In some implementations, the UE may encode and map the HARQ-ACK/SR/CSI part 1 sequence and the CSI part 2 sequence separately. The UE may use an RRC configured table or a fixed table (e.g., table 300) with the HARQ-ACK/SR/CSI part 1 sequence. The UE may fill in any remaining REs of the last incomplete symbol using first bits of CSI (e.g., part 2) sequence. The UE may eliminate used symbols before using it for the mapping of the CSI part 2 sequence.

In some implementations, the UE may receive the configuration of the PUCCH format 3 or the PUSCH. The UE may be configured to modulate the UCI with the DMRSs of the PUCCH format 3 or the PUSCH. The UE may transmit the PUCCH format 3 or the PUSCH to convey the UCI to the network node. The UCI may comprise one or two bits of at least one of the SR, the HARQ information, and the CQI. Specifically, when only a few bits (e.g. 1 or 2 bits) of HARQ-ACK/SR are sent over the same format 3 PUCCH resource as CSI, some new encoding and mapping options may be used. For example, the UE may encode and map the CSI sequence separately from the HARQ-ACK/SR. Alternatively, the DMRS may be shifted cyclically to convey the information. For example, 2 shifts may convey 1-bit HARQ, and 4 shifts may convey 2-bit HARQ. Alternatively, the UE may be preconfigured with different DMRS sequences (e.g., by RRC signaling) to be used for different HARQ bit combinations. Alternatively, the HARQ information may be transmitted over successive DMRSs across time. For example, 2-bit HARQ may be communicated by 2 DMRSs carrying 1 bit information each. The UE may select at least one of the above options according to an RRC configuration.

Illustrative Implementations

FIG. 4 illustrates an example communication apparatus 410 and an example network apparatus 420 in accordance with an implementation of the present disclosure. Each of communication apparatus 410 and network apparatus 420 may perform various functions to implement schemes, techniques, processes and methods described herein pertaining to UCI and PUCCH transmission enhancement with respect to user equipment and network apparatus in wireless communications, including schemes described above as well as process 500 described below.
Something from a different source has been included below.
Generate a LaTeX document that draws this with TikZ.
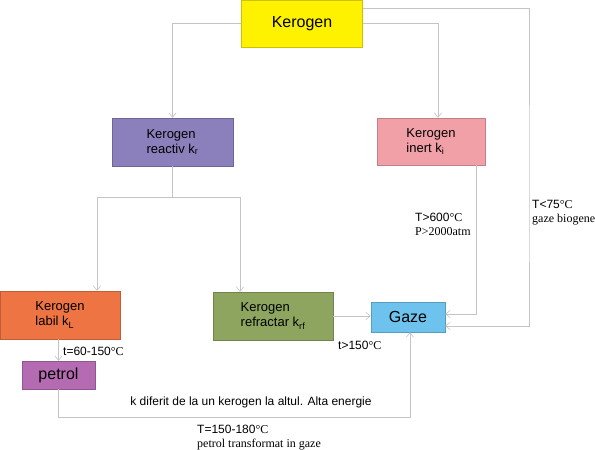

Communication apparatus 410 may be a part of an electronic apparatus, which may be a UE such as a portable or mobile apparatus, a wearable apparatus, a wireless communication apparatus or a computing apparatus. For instance, communication apparatus 410 may be implemented in a smartphone, a smartwatch, a personal digital assistant, a digital camera, or a computing equipment such as a tablet computer, a laptop computer or a notebook computer. Communication apparatus 410 may also be a part of a machine type apparatus, which may be an IoT or NB-IoT apparatus such as an immobile or a stationary apparatus, a home apparatus, a wire communication apparatus or a computing apparatus. For instance, communication apparatus 410 may be implemented in a smart thermostat, a smart fridge, a smart door lock, a wireless speaker or a home control center. Alternatively, communication apparatus 410 may be implemented in the form of one or more integrated-circuit (IC) chips such as, for example and without limitation, one or more single-core processors, one or more multi-core processors, one or more reduced-instruction set computing (RISC) processors, or one or more complex-instruction-set-computing (CISC) processors. Communication apparatus 410 may include at least some of those components shown in FIG. 4 such as a processor 412, for example. Communication apparatus 410 may further include one or more other components not pertinent to the proposed scheme of the present disclosure (e.g., internal power supply, display device and/or user interface device), and, thus, such component(s) of communication apparatus 410 are neither shown in FIG. 4 nor described below in the interest of simplicity and brevity.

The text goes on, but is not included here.